Mr. KUYKENDALL. Mr. Chairman, I wonder if we could not-I know we are going to let the witness go—I wonder if we could not at least ask the gentleman to try to work with us in differentiating what you call a true emergency. As much as I fly in and out of Washington National, I do not think you should even wait 5 minutes to fix up that row of lights out there, whether you have our permission or not. I want you to fix that row of lights because I fly in on them, and I want to make that understood, with or without our permission.

Mr. SAUNDERS. Yes, sir. Mr. KUYKENDALL. But I think you should_anticipate the influx of increasing baggage and this type of thing. I think that certainly would be anticipated. I cannot call that an emergency. So it would seem to me that in justice to this committee, Mr. Chairman, that we could ask the gentleman to separate between true emergencies and types of things. I think a damaged runway or that type of thing is a true emergency:

Mr. FRIEDEL. Let me make a little statement. I am not wedded to $50,000 on anything. What I want to do, the purpose of my bill is this-to have the FAA come before this committee and get the authorization without bypassing us. Now I really think that rapid ground transportation to Dulles and Friendship would have been a better study than to spend $300,000 to be advised we should spend $200 million more to modernize Washington National. We have a big, big airport out there at Dulles, and they can handle the 747 or anything imaginable right there. What I want the FAA to do is to come before our committee and get the authorization, and then go to the Appropriations Committee and if they say it is OK, they will give it to them. They might want to cut it further. This is the purpose of the bill, and I think the committee ought to be notified and briefed on and asked for what they would really need for the coming year. This is nothing new. But this committee should know what the funds are that are needed for next year and the year after, come before the committee and let us know.

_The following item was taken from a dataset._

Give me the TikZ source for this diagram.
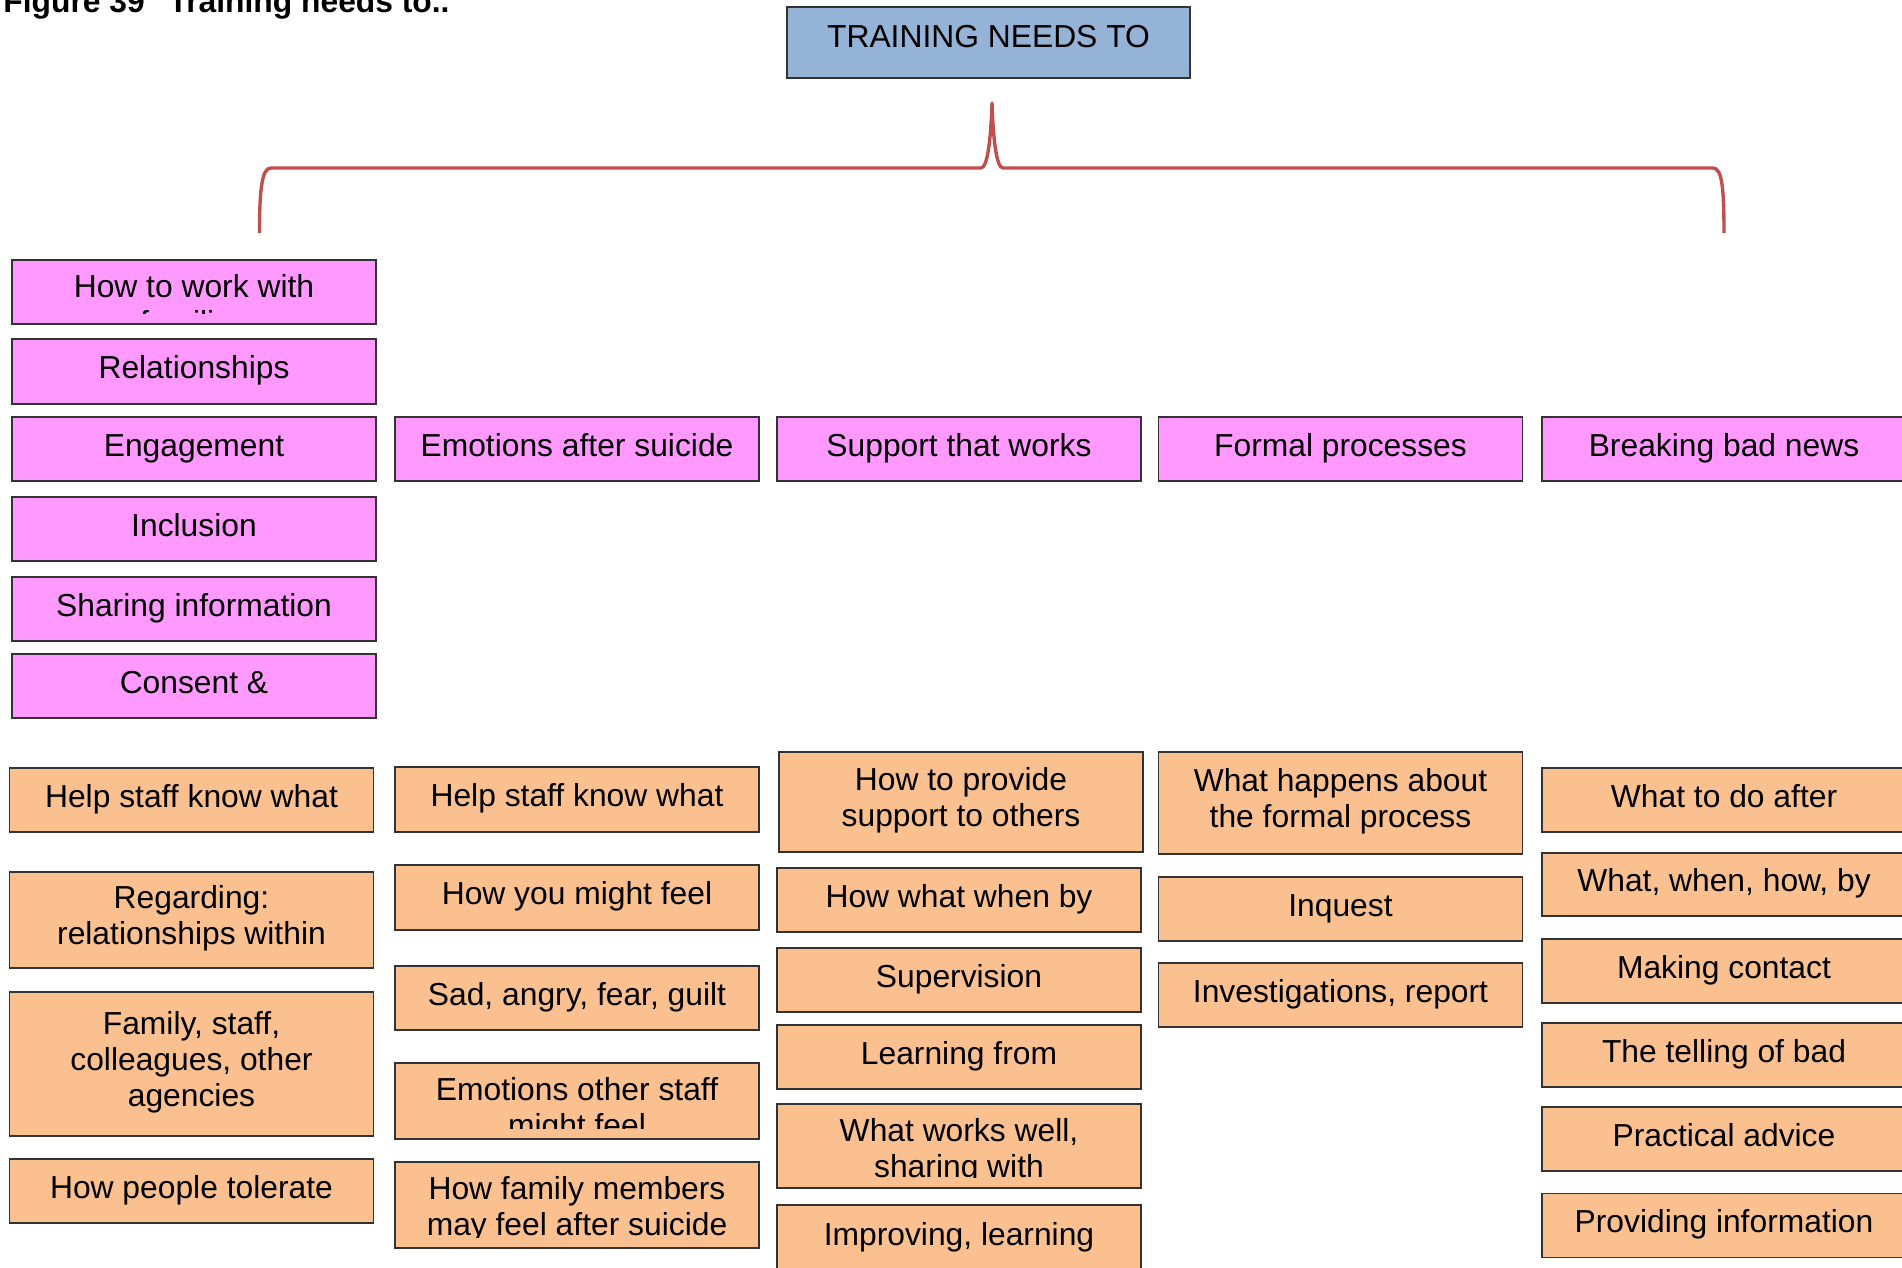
\documentclass[tikz,border=0pt]{standalone}
\usepackage{fontspec}
\setmainfont{Liberation Sans}
\usetikzlibrary{positioning}

\definecolor{boxpink}{RGB}{255,153,255}
\definecolor{boxtan}{RGB}{250,192,144}
\definecolor{boxblue}{RGB}{149,179,215}
\definecolor{bracered}{RGB}{192,80,77}

\newcommand{\boxfont}{\fontsize{15.9pt}{18pt}\selectfont}

\begin{document}
\begin{tikzpicture}[
    x=0.5pt, y=-0.5pt,
    font=\boxfont
]
\tikzset{
    topbox/.style = {rectangle, draw=black!80, line width=0.75pt, fill=boxblue, minimum width=201.5pt, minimum height=35.5pt, inner sep=0pt, outer sep=0pt, text height=12.6pt, text depth=7.1pt},
    pbox/.style = {rectangle, draw=black!80, line width=0.75pt, fill=boxpink, minimum width=182pt, inner sep=0pt, outer sep=0pt, align=center, execute at begin node=\strut, execute at end node=\strut},
    obox/.style = {pbox, fill=boxtan},
    cliptext/.style = {anchor=north, inner sep=0pt, outer sep=0pt, align=center, yshift=-7.4pt, execute at begin node=\strut},
    bracket/.style = {line width=1.7pt, draw=bracered, line join=round}
}
\useasboundingbox (0,0) rectangle (1902,1268);
\clip (0,0) rectangle (1902,1268);

\node[anchor=base west, inner sep=0pt, font=\boxfont\bfseries] at (3,13) (fig) {Figure 39\hspace{0.75em}Training needs to..};
\node[topbox] at (988.5,42.5) (needs) {TRAINING NEEDS TO};

% bracket under the title box
\coordinate (bl) at (259.5,233);
\coordinate (br) at (1724,233);
\coordinate (tip) at (992,103);
\draw[bracket] (bl) .. controls (259.5,188) and (262,168) .. (271,168) -- (981,168)
    .. controls (988,168) and (991,135) .. (tip)
    .. controls (993,135) and (996,168) .. (1003,168) -- (1713,168)
    .. controls (1722,168) and (1724,188) .. (br);

% pink column
\node[pbox, minimum height=32pt] at (194,292) (families) {};
\node[pbox, minimum height=32.5pt] at (194,371.5) (relation) {Relationships};
\node[pbox, minimum height=32pt] at (194,449) (engage) {Engagement};
\node[pbox, minimum height=32pt] at (194,529) (inclusion) {Inclusion};
\node[pbox, minimum height=32pt] at (194,609) (sharing) {Sharing information};
\node[pbox, minimum height=32pt] at (194,686) (consent) {Consent \&};

% pink row
\node[pbox, minimum height=32pt] at (577,449) (emotions) {Emotions after suicide};
\node[pbox, minimum height=32pt] at (959,449) (support) {Support that works};
\node[pbox, minimum height=32pt] at (1340.5,449) (formal) {Formal processes};
\node[pbox, minimum height=32pt] at (1724,449) (badnews) {Breaking bad news};

% column 1
\node[obox, minimum height=32pt] at (191.5,800) (helpa) {Help staff know what};
\node[obox, minimum height=48pt] at (191.5,920) (regard) {Regarding:\\relationships within};
\node[obox, minimum height=72pt] at (191.5,1064) (family) {Family, staff,\\colleagues, other\\agencies};
\node[obox, minimum height=32pt] at (191.5,1191) (tolerate) {How people tolerate};

% column 2
\node[obox, minimum height=32.5pt] at (577,799.5) (helpb) {Help staff know what};
\node[obox, minimum height=32.5pt] at (577,897.5) (feel) {How you might feel};
\node[obox, minimum height=32pt] at (577,998) (sad) {Sad, angry, fear, guilt};
\node[obox, minimum height=38pt] at (577,1101) (otherstaff) {};
\node[obox, minimum height=43pt] at (577,1205) (famfeel) {};

% column 3
\node[obox, minimum height=50pt] at (961,802) (provide) {How to provide\\support to others};
\node[obox, minimum height=32pt] at (959,900) (hwwb) {How what when by};
\node[obox, minimum height=32pt] at (959,980) (superv) {Supervision};
\node[obox, minimum height=32pt] at (959,1057) (learn) {Learning from};
\node[obox, minimum height=42pt] at (959,1146) (works) {};
\node[obox, minimum height=50pt] at (959,1255) (improve) {};

% column 4
\node[obox, minimum height=51pt] at (1340.5,803) (happens) {What happens about\\the formal process};
\node[obox, minimum height=32pt] at (1340.5,909) (inquest) {Inquest};
\node[obox, minimum height=32pt] at (1340.5,995) (invest) {Investigations, report};

% column 5
\node[obox, minimum height=32pt] at (1724,800) (after) {What to do after};
\node[obox, minimum height=31.5pt] at (1724,884.5) (whatwhen) {What, when, how, by};
\node[obox, minimum height=32pt] at (1724,971) (contact) {Making contact};
\node[obox, minimum height=32pt] at (1724,1055) (telling) {The telling of bad};
\node[obox, minimum height=32pt] at (1724,1139) (practical) {Practical advice};
\node[obox, minimum height=32pt] at (1724,1225.5) (providing) {Providing information};

% overflowing texts, cut at the box edge
\begin{scope}
\clip ([yshift=5.5pt]families.south west) rectangle (families.north east);
\node[cliptext] at (families.north) (familiestxt) {How to work with\\families};
\end{scope}
\begin{scope}
\clip ([yshift=5.5pt]otherstaff.south west) rectangle (otherstaff.north east);
\node[cliptext] at (otherstaff.north) (otherstafftxt) {Emotions other staff\\might feel};
\end{scope}
\begin{scope}
\clip ([yshift=5.5pt]famfeel.south west) rectangle (famfeel.north east);
\node[cliptext] at (famfeel.north) (famfeeltxt) {How family members\\may feel after suicide};
\end{scope}
\begin{scope}
\clip ([yshift=5.5pt]works.south west) rectangle (works.north east);
\node[cliptext] at (works.north) (workstxt) {What works well,\\sharing with};
\end{scope}
\node[cliptext] at (improve.north) (improvetxt) {Improving, learning};
\end{tikzpicture}
\end{document}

Are there any other questions?
Mr. DEVINE. Mr. Chairman.
Mr. FRIEDEL. Mr. Devine.

Mr. DEVINE. Just as a comment, I can understand the chairman's position, and I would agree that the Transportation and Aeronautics Subcommittee of the Interstate and Foreign Commerce Committee should have juri-cliction or at least have knowledge of what is anticipated by the Federal Aviation Administration. I am not sure, however, that this bill is the vehicle to accomplish this. It would seem to me that we should call in the Administrator of the Federal Aviation Administration and make clear what this committee expects. I do not think legislation is necessary.

Mr. FRIEDEL. If it is not necessary it is OK with me but I think we ought to be informed and know what they want to do, what they are asking for each year.

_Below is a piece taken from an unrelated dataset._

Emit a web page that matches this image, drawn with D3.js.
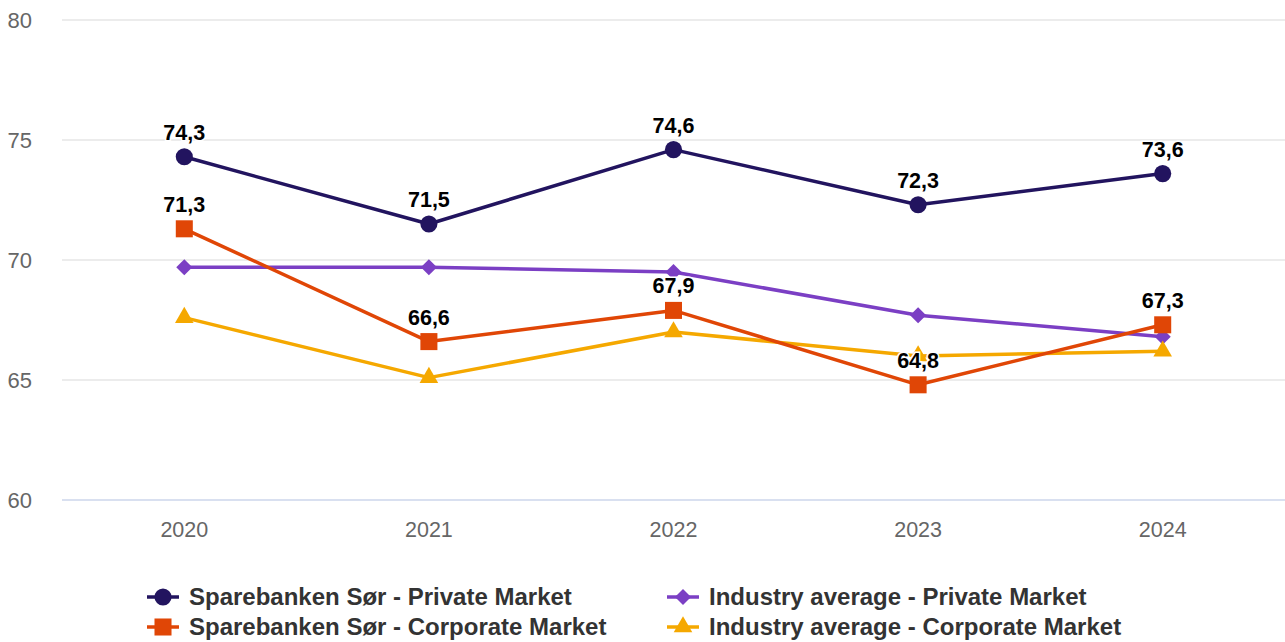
<!DOCTYPE html>
<html>
<head>
<meta charset="utf-8">
<script src="https://cdn.jsdelivr.net/npm/d3@7"></script>
<style>
  body { margin: 0; background: #fff; }
  svg { display: block; font-family: "Liberation Sans", Arial, sans-serif; }
</style>
</head>
<body>
<svg width="1285" height="642"></svg>
<script>
'use strict';

const years = ["2020", "2021", "2022", "2023", "2024"];
const yTicks = [60, 65, 70, 75, 80];

const sbsPrivate = [74.3, 71.5, 74.6, 72.3, 73.6];
const sbsCorporate = [71.3, 66.6, 67.9, 64.8, 67.3];
const industryPrivate = [69.7, 69.7, 69.5, 67.7, 66.8];
const industryCorporate = [67.6, 65.1, 67.0, 66.0, 66.2];

const seriesNames = [
  "Sparebanken Sør - Private Market",
  "Sparebanken Sør - Corporate Market",
  "Industry average - Private Market",
  "Industry average - Corporate Market"
];

const svg = d3.select("svg");
const plotLeft = 62, plotRight = 1285, plotTop = 20, plotBottom = 500;

const x = d3.scaleBand().domain(years).range([plotLeft, plotRight]);
const y = d3.scaleLinear().domain([60, 80]).range([plotBottom, plotTop]);
const cx = d => x(d) + x.bandwidth() / 2;

// grid
svg.append("g").selectAll("line")
  .data(yTicks)
  .join("line")
    .attr("x1", plotLeft).attr("x2", plotRight)
    .attr("y1", d => y(d)).attr("y2", d => y(d))
    .attr("stroke", d => d === 60 ? "#ccd6eb" : "#e6e6e6")
    .attr("stroke-width", 1.5);

svg.append("g").selectAll("text")
  .data(yTicks)
  .join("text")
    .attr("x", 32).attr("y", d => y(d) + 8)
    .attr("text-anchor", "end")
    .attr("fill", "#666")
    .attr("font-size", 22)
    .text(d => d);

svg.append("g").selectAll("text")
  .data(years)
  .join("text")
    .attr("x", d => cx(d)).attr("y", 537)
    .attr("text-anchor", "middle")
    .attr("fill", "#666")
    .attr("font-size", 21.5)
    .text(d => d);

const series = [
  {name: seriesNames[2], values: industryPrivate, color: "#7b3fc4", symbol: d3.symbolDiamond2, size: 165, labels: false},
  {name: seriesNames[3], values: industryCorporate, color: "#f5a800", symbol: d3.symbolTriangle, size: 150, labels: false},
  {name: seriesNames[0], values: sbsPrivate, color: "#22145f", symbol: d3.symbolCircle, size: 230, labels: true},
  {name: seriesNames[1], values: sbsCorporate, color: "#e04606", symbol: d3.symbolSquare, size: 290, labels: true}
];

const line = d3.line()
  .x((d, i) => cx(years[i]))
  .y(d => y(d));

series.forEach(s => {
  const g = svg.append("g");
  g.append("path")
    .attr("d", line(s.values))
    .attr("fill", "none")
    .attr("stroke", s.color)
    .attr("stroke-width", 3.5)
    .attr("stroke-linejoin", "round");
  g.selectAll("path.pt")
    .data(s.values)
    .join("path")
      .attr("class", "pt")
      .attr("transform", (d, i) => `translate(${cx(years[i])},${y(d)})`)
      .attr("d", d3.symbol(s.symbol, s.size))
      .attr("fill", s.color);
});

// data labels on top
series.filter(s => s.labels).forEach(s => {
  svg.append("g").selectAll("text")
    .data(s.values)
    .join("text")
      .attr("x", (d, i) => cx(years[i]))
      .attr("y", d => y(d) - 17)
      .attr("text-anchor", "middle")
      .attr("font-size", 21.5)
      .attr("font-weight", "bold")
      .attr("fill", "#000")
      .attr("stroke", "#fff")
      .attr("stroke-width", 3)
      .attr("paint-order", "stroke")
      .text(d => d3.format(".1f")(d).replace(".", ","));
});

// legend
const legendItems = [
  {s: series[2], x: 147, y: 597},
  {s: series[3], x: 147, y: 627},
  {s: series[0], x: 667, y: 597},
  {s: series[1], x: 667, y: 627}
];
const lg = svg.append("g").selectAll("g")
  .data(legendItems)
  .join("g")
    .attr("transform", d => `translate(${d.x},${d.y})`);
lg.append("line")
  .attr("x1", 0).attr("x2", 32)
  .attr("stroke", d => d.s.color)
  .attr("stroke-width", 3.5);
lg.append("path")
  .attr("transform", "translate(16,0)")
  .attr("d", d => d3.symbol(d.s.symbol, d.s.size)())
  .attr("fill", d => d.s.color);
lg.append("text")
  .attr("x", 42).attr("y", 8)
  .attr("font-size", 24)
  .attr("font-weight", "bold")
  .attr("fill", "#333")
  .text(d => d.s.name);
</script>
</body>
</html>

Mr. DEVINE. I think it can be done without this being the vehicle by which it is done.

Mr. FRIEDEL. As I said, I am not wedded to this particular bill.
Are there any other questions?
Thank you, Mr. Saunders.
Mr. SAUNDERS. Thank you, Mr. Chairman.
Mr. FRIEDEL. The meeting now stands adjourned.
(The following letter was received for the record:)


Washington, D.C., March 3, 1969. Hon. SAMUEL N. FRIEDEL, Chairman, Subcommittee on Transportation and Aeronautics, Committee on Inter

state and Foreign Commerce, House of Representatives, Washington, D.C. DEAR MR. CHAIRMAN: This is in response to the notice given by the Committee dated February 26, 1969, that public hearings will be held on March 4, 1969, on H.R. 2668, a bill “to provide that the Administrator of the Federal Aviation Agency shall not undertake certain projects to improve or expand Federal airports without specific authorization for such projects.” The notice permits little time for study of the bill and preparation of comments; however, we would request that the following comments on the proposed legislation be made a part of the record of the public hearing and that your Subcommittee consider the comments in its deliberations on H.R. 2668.

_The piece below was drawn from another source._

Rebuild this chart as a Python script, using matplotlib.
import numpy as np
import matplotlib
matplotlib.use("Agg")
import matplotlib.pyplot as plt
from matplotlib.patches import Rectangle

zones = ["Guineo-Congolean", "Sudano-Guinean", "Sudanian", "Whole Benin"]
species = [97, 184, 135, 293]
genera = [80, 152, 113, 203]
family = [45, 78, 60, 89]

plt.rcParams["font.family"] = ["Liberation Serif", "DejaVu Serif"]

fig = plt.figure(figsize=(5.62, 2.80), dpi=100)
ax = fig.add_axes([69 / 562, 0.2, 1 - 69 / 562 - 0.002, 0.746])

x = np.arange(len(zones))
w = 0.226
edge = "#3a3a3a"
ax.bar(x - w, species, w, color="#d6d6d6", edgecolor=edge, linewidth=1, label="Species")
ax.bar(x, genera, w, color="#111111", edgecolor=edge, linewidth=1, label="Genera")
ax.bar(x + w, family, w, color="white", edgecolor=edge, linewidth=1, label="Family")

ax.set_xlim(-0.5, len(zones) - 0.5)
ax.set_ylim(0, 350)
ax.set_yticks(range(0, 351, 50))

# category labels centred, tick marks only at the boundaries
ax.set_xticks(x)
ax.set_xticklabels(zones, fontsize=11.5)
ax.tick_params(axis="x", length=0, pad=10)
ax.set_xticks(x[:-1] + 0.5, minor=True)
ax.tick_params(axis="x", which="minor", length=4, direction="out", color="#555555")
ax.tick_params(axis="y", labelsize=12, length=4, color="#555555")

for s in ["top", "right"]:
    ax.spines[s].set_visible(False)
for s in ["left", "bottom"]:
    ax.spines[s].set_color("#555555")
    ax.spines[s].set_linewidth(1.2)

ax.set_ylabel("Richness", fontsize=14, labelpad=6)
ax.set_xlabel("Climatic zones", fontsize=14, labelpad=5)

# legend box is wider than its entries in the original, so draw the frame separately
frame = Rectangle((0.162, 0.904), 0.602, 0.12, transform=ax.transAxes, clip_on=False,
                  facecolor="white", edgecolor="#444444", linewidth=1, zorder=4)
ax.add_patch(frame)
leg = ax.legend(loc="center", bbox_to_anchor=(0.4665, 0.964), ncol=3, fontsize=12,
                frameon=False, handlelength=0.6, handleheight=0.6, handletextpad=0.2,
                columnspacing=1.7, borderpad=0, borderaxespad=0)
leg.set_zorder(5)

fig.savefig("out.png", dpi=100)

The Air Line Pilots Association is strongly opposed to H.R. 2668 and urges that the bill not be favorably reported.

If enacted into law, H.R. 2668 would require the Administrator of the Federal Aviation Administration to have specific authorization by an Act of Congress before he could undertake any project costing $50,000 or more to improve or expand any airport owned and operated by the Federal Government and under his control. This would prevent the Administrator from reprogramming appropriation activities at these airports in response to unexpected or emergency conditions requiring immediate construction or maintenance for safe aircraft operations, if the activity cost $50,000 or more and improved the airport. For example, if a flood or other natural disaster, or a fire should render unusable a runway or any airport facility required for safe operations at the airport, it would be necessary for corrective action to be specifically authorized by an Act of Congress. Also, if a new device such as a fog dispersal system is perfected that would improve the safety and efficiency of operations at these airports, Congress would have to authorize the installation of such an improvement by a specific Act if the improvement cost more than $50,000.

We believe the purpose and need for the legislation is not clear. However, it is evident that the proposed legislation would result in greater delays than we have witnessed in the past with regard to the installation of equipment and construction of facilities necessary to safe airline operations at Federal airports under the Administrator's control. Moreover, we are firmly convinced that projects such as runway grooving, the installation of an additional ILS, the construction of a building necessary to provide adequate aircraft maintenance, etc., improve the safety of aircraft operation at airports and should be completed without the delays that would be required by a system whereby the Administrator can only undertake projects that have not only been programmed by him, but must have been specifically authorized and funded by the Congress. Unnecessary delay of these projects would compromise the safe and efficient air transportation of passengers and crews who fly in and out of the airports. Sincerely yours,

CHARLES H. Ruby, President. (Whereupon, at 11:20 a.m., the subcommittee adjourned, to reconvene subject to the call of the Chair.)

(Further hearings were tentatively set for later in the session but because of other legislative demands time did not permit.)